I was quite surprised, and found it humorous, that even after his Alaska ordeal in 2018, he was hyper-sensitive to just about everything around him. I guess that is a result of having been running free on a mountainside with 15 other horses around.  At first, Count kept himself moving straight down the middle of the road in my training route, so he could keep his eyes on everything on both sides! Signs and fence posts and mailboxes had him prancing around them! I just chuckled and we kept going. He’ll get over that quickly. Things like dogs, birds, and deer didn’t seem to bother him at all.

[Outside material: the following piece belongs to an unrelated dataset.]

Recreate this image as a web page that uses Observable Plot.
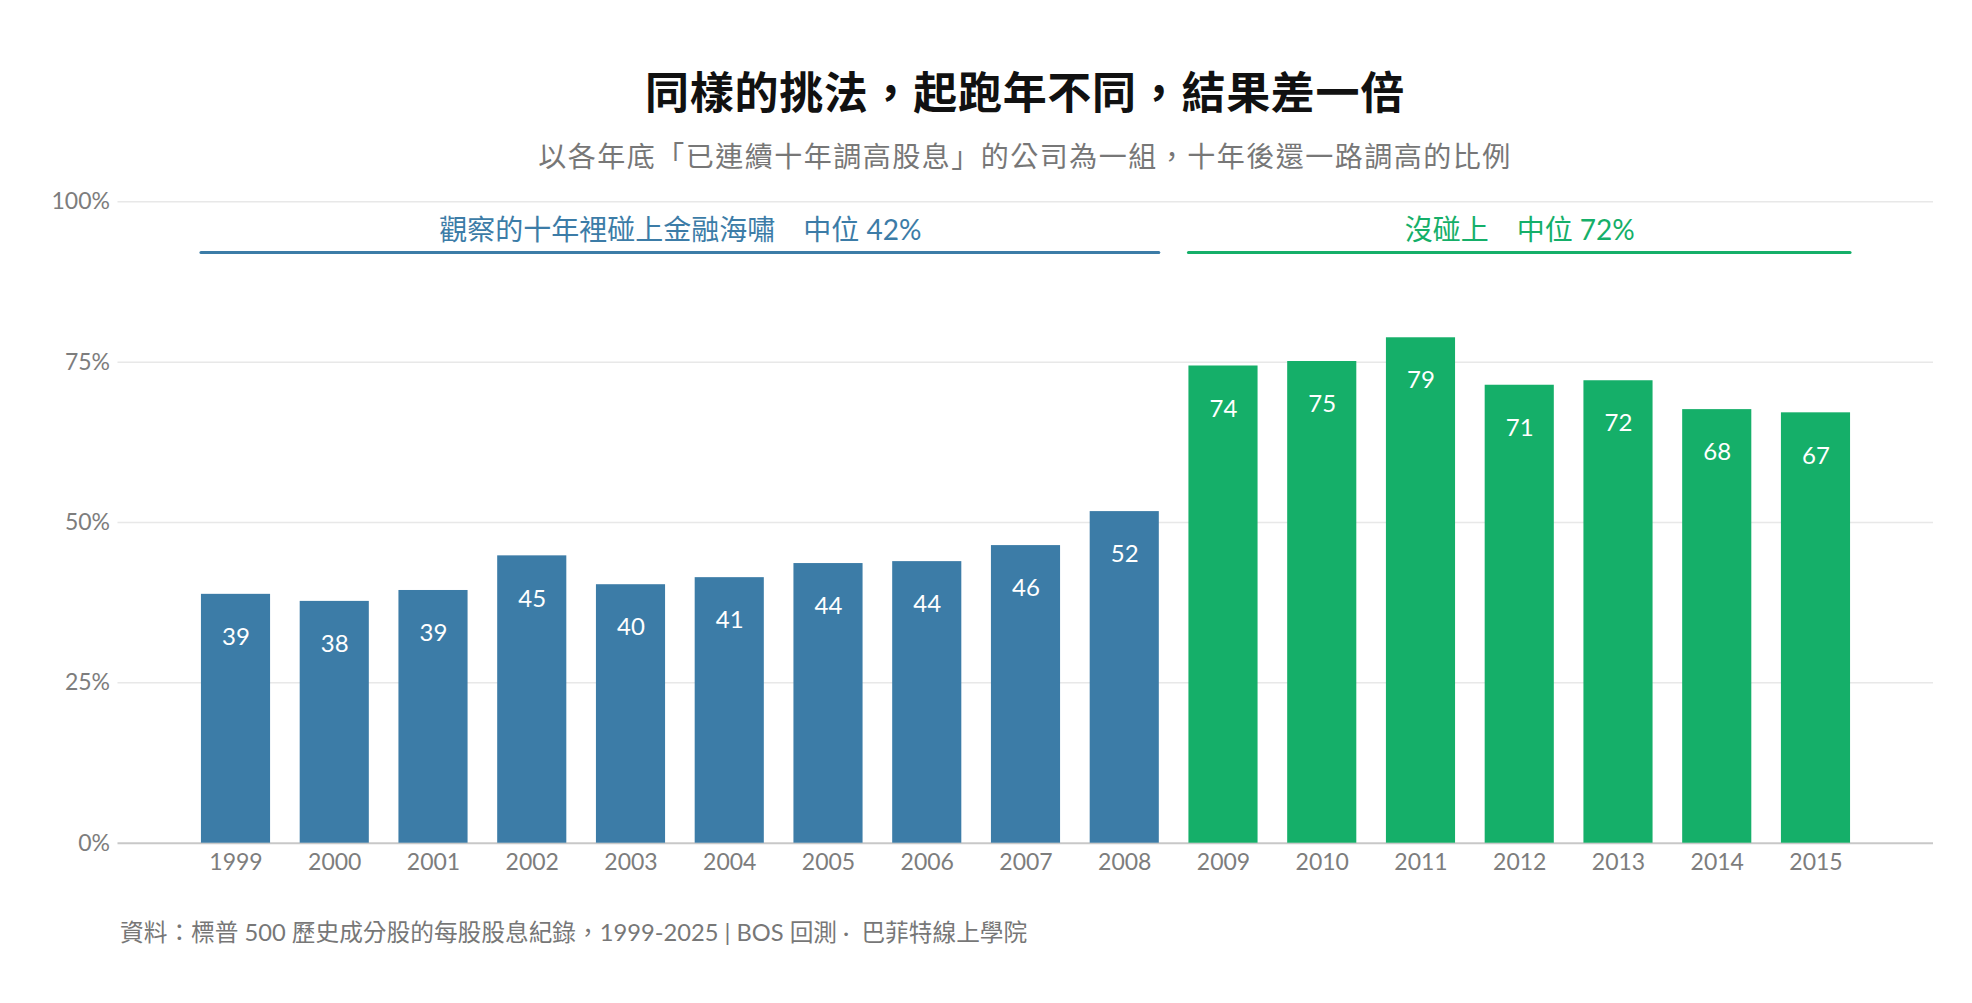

By the time we were on the way back toward the stable, he was much better and was moving along quite confidently, although he still became cautious when we came across things he wasn’t familiar with, like caution barricades and cones in a construction area. A little coaxing got him past these things without much concern on my part.

The last part of our ride was through the edge of a neighborhood on our way back to the stable. I use this area to acquaint horses with things such as decorative fences with dogs barking behind them, lines and steel lids in the road surface, fire hydrants, and vehicles passing close by. With a speed limit of 25 mph, it is a safe place to do this. Needless to say, Count went through this area wide-eyed and with a lot of urging from me. But he made it through obediently, without any slipping on the pavement. I was pleased. I expect that was the first time he had ever seen a neighborhood, much less been ridden through one!

So, I was very pleased with the level of training Count seems to have received in the past, but I was surprised at his anxiety on our training ride. Once I get a few more miles on him, I’m sure that anxiety will go away. He’s going to be a very nice trail partner for somebody.

I’ll ride him again today with approximately the same routine and over approximately the same route and see how he improves. I think I’ll wear spurs today and see if that improves his response to certain cues and helps him learn them a little quicker.

Tomorrow, I plan to take him on a nice trail ride with Jon Tanner, down into the desert near Price, Utah, in the San Rafael Swell area.

Stay tuned for more on Count….and I’ll try to get more photos posted as well.

UPDATE:  Count sold to Nicole Call before I even got his advertisement up! She got a great horse! Hopefully, we’ll get to ride together sometime.